While the Strategy on Countering Corruption tasked FinCEN with reviving a 2015 rule to cover private investment advisers, no such rule has been initiated under this Administration. If it wants to demonstrate its seriousness, the Administration should initiate a rulemaking by December, on the second anniversary of the Strategy’s introduction. 

Tackle the Opacity of U.S. Enablers 

Congress has an important role to play in holding Putin’s facilitators to account. As the allegations against Vekselberg show, U.S. professionals are often the first port of call for global kleptocrats and criminals to move their wealth into the United States. Vekselberg reportedly used a lawyer as a means to pay for, control, and profit from properties held within U.S. borders. But corrupt officials rely on professionals to form entities and trusts, manage money and assets, process payments, and serve as trustees. 

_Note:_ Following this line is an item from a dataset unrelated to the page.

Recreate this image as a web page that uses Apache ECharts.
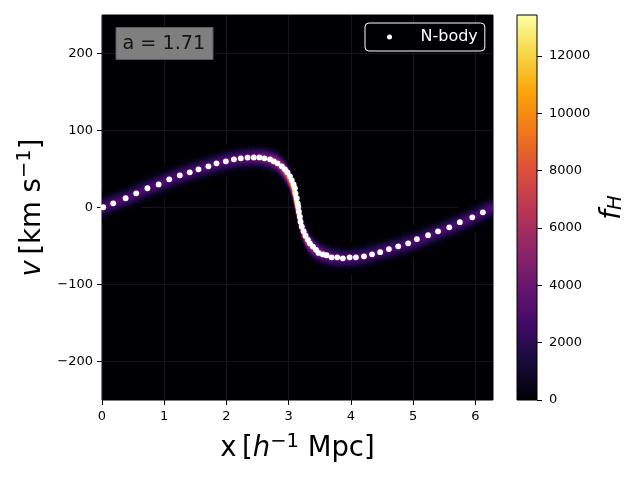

Congress came close last year to passing the bipartisan ENABLERS Act – legislation that would authorize the Treasury to bring these various professionals under the U.S. anti-money laundering framework. Legislators must work to effectuate the reforms of the Act during the 118th Congress. 


Ukrainian civilians shouldn’t pay the price while U.S. “enablers” reap the profit. In his speech in Poland, President Biden affirmed that U.S. support for Ukraine “will never tire.” There’s no better way to show our support than by doing the hard, long-term work here at home to make sure the strength of the U.S. economy doesn’t benefit Putin’s cronies or war crimes abroad.